AVAILABLE DATA:

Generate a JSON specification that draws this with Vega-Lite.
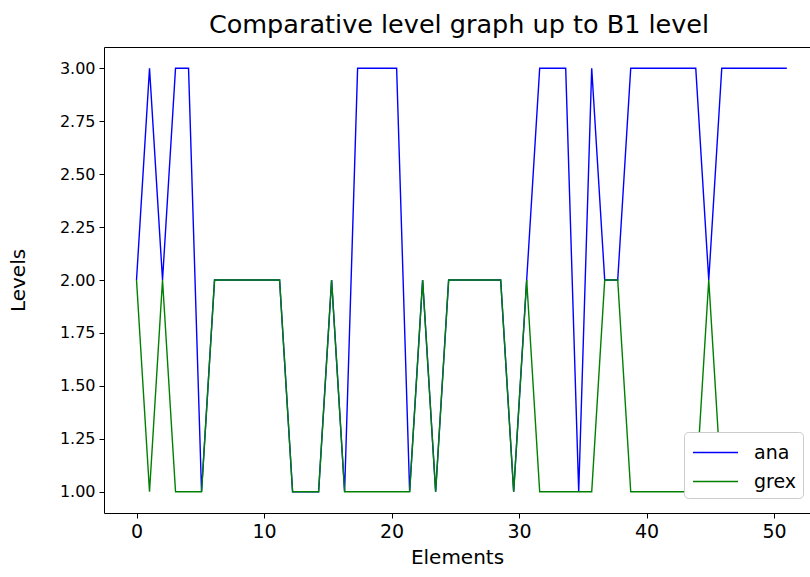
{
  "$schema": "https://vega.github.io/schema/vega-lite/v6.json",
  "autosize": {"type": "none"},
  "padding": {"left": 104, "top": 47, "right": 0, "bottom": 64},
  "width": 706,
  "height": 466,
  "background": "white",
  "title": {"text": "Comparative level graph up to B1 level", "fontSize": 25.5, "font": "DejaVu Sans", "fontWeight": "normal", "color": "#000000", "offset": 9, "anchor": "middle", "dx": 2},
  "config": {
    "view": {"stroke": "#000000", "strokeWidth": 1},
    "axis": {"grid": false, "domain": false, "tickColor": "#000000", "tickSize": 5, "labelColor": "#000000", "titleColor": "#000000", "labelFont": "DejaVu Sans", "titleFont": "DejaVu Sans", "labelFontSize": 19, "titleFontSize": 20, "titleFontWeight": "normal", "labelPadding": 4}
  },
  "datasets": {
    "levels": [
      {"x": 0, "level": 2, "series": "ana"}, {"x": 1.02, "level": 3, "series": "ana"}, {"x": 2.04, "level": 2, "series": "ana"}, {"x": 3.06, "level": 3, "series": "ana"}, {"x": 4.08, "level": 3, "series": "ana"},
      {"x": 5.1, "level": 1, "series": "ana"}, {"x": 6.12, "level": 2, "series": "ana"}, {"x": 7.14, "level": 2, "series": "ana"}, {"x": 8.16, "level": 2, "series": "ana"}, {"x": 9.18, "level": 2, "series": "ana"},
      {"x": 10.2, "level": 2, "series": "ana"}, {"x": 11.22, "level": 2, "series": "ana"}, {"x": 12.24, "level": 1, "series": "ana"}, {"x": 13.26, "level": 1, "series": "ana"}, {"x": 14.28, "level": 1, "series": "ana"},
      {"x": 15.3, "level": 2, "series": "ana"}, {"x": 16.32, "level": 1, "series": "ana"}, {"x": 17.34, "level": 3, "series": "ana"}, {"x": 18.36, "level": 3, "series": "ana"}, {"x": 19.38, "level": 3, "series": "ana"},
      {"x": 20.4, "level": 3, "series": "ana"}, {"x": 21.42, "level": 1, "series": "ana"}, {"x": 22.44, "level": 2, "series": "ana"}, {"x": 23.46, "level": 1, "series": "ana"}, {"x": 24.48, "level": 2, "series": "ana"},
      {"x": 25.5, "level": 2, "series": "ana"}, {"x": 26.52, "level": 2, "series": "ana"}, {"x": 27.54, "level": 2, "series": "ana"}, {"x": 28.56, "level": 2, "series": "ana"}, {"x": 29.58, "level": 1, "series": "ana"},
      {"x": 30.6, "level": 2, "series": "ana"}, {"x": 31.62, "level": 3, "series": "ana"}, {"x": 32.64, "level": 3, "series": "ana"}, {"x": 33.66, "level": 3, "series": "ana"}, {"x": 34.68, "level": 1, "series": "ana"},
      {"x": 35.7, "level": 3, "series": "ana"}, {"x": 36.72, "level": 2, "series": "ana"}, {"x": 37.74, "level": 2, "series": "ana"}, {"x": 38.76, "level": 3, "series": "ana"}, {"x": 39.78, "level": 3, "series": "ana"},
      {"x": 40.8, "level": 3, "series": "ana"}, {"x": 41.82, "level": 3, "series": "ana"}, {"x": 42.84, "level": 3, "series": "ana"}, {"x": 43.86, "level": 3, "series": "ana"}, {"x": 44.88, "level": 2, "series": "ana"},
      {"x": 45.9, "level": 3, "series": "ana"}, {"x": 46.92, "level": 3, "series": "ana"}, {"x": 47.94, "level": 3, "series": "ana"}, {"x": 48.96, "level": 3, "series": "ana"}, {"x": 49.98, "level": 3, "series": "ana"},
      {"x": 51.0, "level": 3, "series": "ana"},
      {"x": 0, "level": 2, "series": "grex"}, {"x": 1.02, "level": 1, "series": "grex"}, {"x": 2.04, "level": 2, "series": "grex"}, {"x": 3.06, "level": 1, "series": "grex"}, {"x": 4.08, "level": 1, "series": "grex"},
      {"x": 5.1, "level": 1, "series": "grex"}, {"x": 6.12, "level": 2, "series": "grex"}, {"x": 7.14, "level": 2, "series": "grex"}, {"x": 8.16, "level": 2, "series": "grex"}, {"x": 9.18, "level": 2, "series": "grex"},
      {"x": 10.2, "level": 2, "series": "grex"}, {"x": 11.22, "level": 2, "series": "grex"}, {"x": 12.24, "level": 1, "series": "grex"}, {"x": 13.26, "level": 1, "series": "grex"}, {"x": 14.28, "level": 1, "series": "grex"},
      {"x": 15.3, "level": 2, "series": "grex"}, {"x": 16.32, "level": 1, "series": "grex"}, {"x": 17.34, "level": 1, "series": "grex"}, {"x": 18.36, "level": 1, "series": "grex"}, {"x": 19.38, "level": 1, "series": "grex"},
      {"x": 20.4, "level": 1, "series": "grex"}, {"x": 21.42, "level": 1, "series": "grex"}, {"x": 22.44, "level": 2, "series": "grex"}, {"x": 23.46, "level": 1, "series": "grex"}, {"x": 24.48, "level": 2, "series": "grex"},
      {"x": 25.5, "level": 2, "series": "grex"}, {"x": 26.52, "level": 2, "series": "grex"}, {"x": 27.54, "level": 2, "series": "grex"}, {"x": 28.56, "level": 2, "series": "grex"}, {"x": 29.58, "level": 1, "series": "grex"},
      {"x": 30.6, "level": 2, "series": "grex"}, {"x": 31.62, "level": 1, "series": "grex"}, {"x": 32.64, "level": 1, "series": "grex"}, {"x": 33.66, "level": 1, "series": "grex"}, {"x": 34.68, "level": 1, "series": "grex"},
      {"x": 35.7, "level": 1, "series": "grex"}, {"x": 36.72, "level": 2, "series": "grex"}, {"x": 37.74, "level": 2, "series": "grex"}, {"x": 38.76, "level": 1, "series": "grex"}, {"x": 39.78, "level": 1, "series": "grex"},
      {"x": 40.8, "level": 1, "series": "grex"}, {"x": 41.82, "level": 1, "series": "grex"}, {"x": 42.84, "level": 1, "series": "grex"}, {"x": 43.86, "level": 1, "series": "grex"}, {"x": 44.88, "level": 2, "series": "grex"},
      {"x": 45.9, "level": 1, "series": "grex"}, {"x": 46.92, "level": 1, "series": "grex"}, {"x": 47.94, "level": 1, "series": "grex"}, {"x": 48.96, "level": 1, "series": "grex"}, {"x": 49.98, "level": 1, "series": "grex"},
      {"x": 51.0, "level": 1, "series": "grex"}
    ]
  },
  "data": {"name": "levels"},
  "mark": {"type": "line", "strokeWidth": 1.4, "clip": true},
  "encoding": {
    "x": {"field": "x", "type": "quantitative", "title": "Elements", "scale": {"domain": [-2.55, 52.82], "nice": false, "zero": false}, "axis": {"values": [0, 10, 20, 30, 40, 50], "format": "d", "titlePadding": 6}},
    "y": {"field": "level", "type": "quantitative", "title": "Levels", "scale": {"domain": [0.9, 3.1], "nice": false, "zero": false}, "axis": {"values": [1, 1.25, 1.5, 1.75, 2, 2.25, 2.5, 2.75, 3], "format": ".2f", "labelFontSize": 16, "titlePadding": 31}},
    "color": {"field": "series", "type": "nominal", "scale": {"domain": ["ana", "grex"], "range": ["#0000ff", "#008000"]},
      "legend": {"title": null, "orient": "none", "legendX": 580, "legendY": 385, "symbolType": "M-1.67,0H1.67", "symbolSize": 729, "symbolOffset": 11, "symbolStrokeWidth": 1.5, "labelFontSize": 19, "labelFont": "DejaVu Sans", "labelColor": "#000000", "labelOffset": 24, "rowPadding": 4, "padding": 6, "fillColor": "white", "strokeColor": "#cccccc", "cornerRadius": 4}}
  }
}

TASK OBJECTIVE: Your task is to reproduce all of the material exactly. The pictures stay out.

ANSWER TO THE TASK:
Generate a JSON specification that draws this with Vega-Lite.
{
  "$schema": "https://vega.github.io/schema/vega-lite/v6.json",
  "autosize": {"type": "none"},
  "padding": {"left": 104, "top": 47, "right": 0, "bottom": 64},
  "width": 706,
  "height": 466,
  "background": "white",
  "title": {"text": "Comparative level graph up to B1 level", "fontSize": 25.5, "font": "DejaVu Sans", "fontWeight": "normal", "color": "#000000", "offset": 9, "anchor": "middle", "dx": 2},
  "config": {
    "view": {"stroke": "#000000", "strokeWidth": 1},
    "axis": {"grid": false, "domain": false, "tickColor": "#000000", "tickSize": 5, "labelColor": "#000000", "titleColor": "#000000", "labelFont": "DejaVu Sans", "titleFont": "DejaVu Sans", "labelFontSize": 19, "titleFontSize": 20, "titleFontWeight": "normal", "labelPadding": 4}
  },
  "datasets": {
    "levels": [
      {"x": 0, "level": 2, "series": "ana"}, {"x": 1.02, "level": 3, "series": "ana"}, {"x": 2.04, "level": 2, "series": "ana"}, {"x": 3.06, "level": 3, "series": "ana"}, {"x": 4.08, "level": 3, "series": "ana"},
      {"x": 5.1, "level": 1, "series": "ana"}, {"x": 6.12, "level": 2, "series": "ana"}, {"x": 7.14, "level": 2, "series": "ana"}, {"x": 8.16, "level": 2, "series": "ana"}, {"x": 9.18, "level": 2, "series": "ana"},
      {"x": 10.2, "level": 2, "series": "ana"}, {"x": 11.22, "level": 2, "series": "ana"}, {"x": 12.24, "level": 1, "series": "ana"}, {"x": 13.26, "level": 1, "series": "ana"}, {"x": 14.28, "level": 1, "series": "ana"},
      {"x": 15.3, "level": 2, "series": "ana"}, {"x": 16.32, "level": 1, "series": "ana"}, {"x": 17.34, "level": 3, "series": "ana"}, {"x": 18.36, "level": 3, "series": "ana"}, {"x": 19.38, "level": 3, "series": "ana"},
      {"x": 20.4, "level": 3, "series": "ana"}, {"x": 21.42, "level": 1, "series": "ana"}, {"x": 22.44, "level": 2, "series": "ana"}, {"x": 23.46, "level": 1, "series": "ana"}, {"x": 24.48, "level": 2, "series": "ana"},
      {"x": 25.5, "level": 2, "series": "ana"}, {"x": 26.52, "level": 2, "series": "ana"}, {"x": 27.54, "level": 2, "series": "ana"}, {"x": 28.56, "level": 2, "series": "ana"}, {"x": 29.58, "level": 1, "series": "ana"},
      {"x": 30.6, "level": 2, "series": "ana"}, {"x": 31.62, "level": 3, "series": "ana"}, {"x": 32.64, "level": 3, "series": "ana"}, {"x": 33.66, "level": 3, "series": "ana"}, {"x": 34.68, "level": 1, "series": "ana"},
      {"x": 35.7, "level": 3, "series": "ana"}, {"x": 36.72, "level": 2, "series": "ana"}, {"x": 37.74, "level": 2, "series": "ana"}, {"x": 38.76, "level": 3, "series": "ana"}, {"x": 39.78, "level": 3, "series": "ana"},
      {"x": 40.8, "level": 3, "series": "ana"}, {"x": 41.82, "level": 3, "series": "ana"}, {"x": 42.84, "level": 3, "series": "ana"}, {"x": 43.86, "level": 3, "series": "ana"}, {"x": 44.88, "level": 2, "series": "ana"},
      {"x": 45.9, "level": 3, "series": "ana"}, {"x": 46.92, "level": 3, "series": "ana"}, {"x": 47.94, "level": 3, "series": "ana"}, {"x": 48.96, "level": 3, "series": "ana"}, {"x": 49.98, "level": 3, "series": "ana"},
      {"x": 51.0, "level": 3, "series": "ana"},
      {"x": 0, "level": 2, "series": "grex"}, {"x": 1.02, "level": 1, "series": "grex"}, {"x": 2.04, "level": 2, "series": "grex"}, {"x": 3.06, "level": 1, "series": "grex"}, {"x": 4.08, "level": 1, "series": "grex"},
      {"x": 5.1, "level": 1, "series": "grex"}, {"x": 6.12, "level": 2, "series": "grex"}, {"x": 7.14, "level": 2, "series": "grex"}, {"x": 8.16, "level": 2, "series": "grex"}, {"x": 9.18, "level": 2, "series": "grex"},
      {"x": 10.2, "level": 2, "series": "grex"}, {"x": 11.22, "level": 2, "series": "grex"}, {"x": 12.24, "level": 1, "series": "grex"}, {"x": 13.26, "level": 1, "series": "grex"}, {"x": 14.28, "level": 1, "series": "grex"},
      {"x": 15.3, "level": 2, "series": "grex"}, {"x": 16.32, "level": 1, "series": "grex"}, {"x": 17.34, "level": 1, "series": "grex"}, {"x": 18.36, "level": 1, "series": "grex"}, {"x": 19.38, "level": 1, "series": "grex"},
      {"x": 20.4, "level": 1, "series": "grex"}, {"x": 21.42, "level": 1, "series": "grex"}, {"x": 22.44, "level": 2, "series": "grex"}, {"x": 23.46, "level": 1, "series": "grex"}, {"x": 24.48, "level": 2, "series": "grex"},
      {"x": 25.5, "level": 2, "series": "grex"}, {"x": 26.52, "level": 2, "series": "grex"}, {"x": 27.54, "level": 2, "series": "grex"}, {"x": 28.56, "level": 2, "series": "grex"}, {"x": 29.58, "level": 1, "series": "grex"},
      {"x": 30.6, "level": 2, "series": "grex"}, {"x": 31.62, "level": 1, "series": "grex"}, {"x": 32.64, "level": 1, "series": "grex"}, {"x": 33.66, "level": 1, "series": "grex"}, {"x": 34.68, "level": 1, "series": "grex"},
      {"x": 35.7, "level": 1, "series": "grex"}, {"x": 36.72, "level": 2, "series": "grex"}, {"x": 37.74, "level": 2, "series": "grex"}, {"x": 38.76, "level": 1, "series": "grex"}, {"x": 39.78, "level": 1, "series": "grex"},
      {"x": 40.8, "level": 1, "series": "grex"}, {"x": 41.82, "level": 1, "series": "grex"}, {"x": 42.84, "level": 1, "series": "grex"}, {"x": 43.86, "level": 1, "series": "grex"}, {"x": 44.88, "level": 2, "series": "grex"},
      {"x": 45.9, "level": 1, "series": "grex"}, {"x": 46.92, "level": 1, "series": "grex"}, {"x": 47.94, "level": 1, "series": "grex"}, {"x": 48.96, "level": 1, "series": "grex"}, {"x": 49.98, "level": 1, "series": "grex"},
      {"x": 51.0, "level": 1, "series": "grex"}
    ]
  },
  "data": {"name": "levels"},
  "mark": {"type": "line", "strokeWidth": 1.4, "clip": true},
  "encoding": {
    "x": {"field": "x", "type": "quantitative", "title": "Elements", "scale": {"domain": [-2.55, 52.82], "nice": false, "zero": false}, "axis": {"values": [0, 10, 20, 30, 40, 50], "format": "d", "titlePadding": 6}},
    "y": {"field": "level", "type": "quantitative", "title": "Levels", "scale": {"domain": [0.9, 3.1], "nice": false, "zero": false}, "axis": {"values": [1, 1.25, 1.5, 1.75, 2, 2.25, 2.5, 2.75, 3], "format": ".2f", "labelFontSize": 16, "titlePadding": 31}},
    "color": {"field": "series", "type": "nominal", "scale": {"domain": ["ana", "grex"], "range": ["#0000ff", "#008000"]},
      "legend": {"title": null, "orient": "none", "legendX": 580, "legendY": 385, "symbolType": "M-1.67,0H1.67", "symbolSize": 729, "symbolOffset": 11, "symbolStrokeWidth": 1.5, "labelFontSize": 19, "labelFont": "DejaVu Sans", "labelColor": "#000000", "labelOffset": 24, "rowPadding": 4, "padding": 6, "fillColor": "white", "strokeColor": "#cccccc", "cornerRadius": 4}}
  }
}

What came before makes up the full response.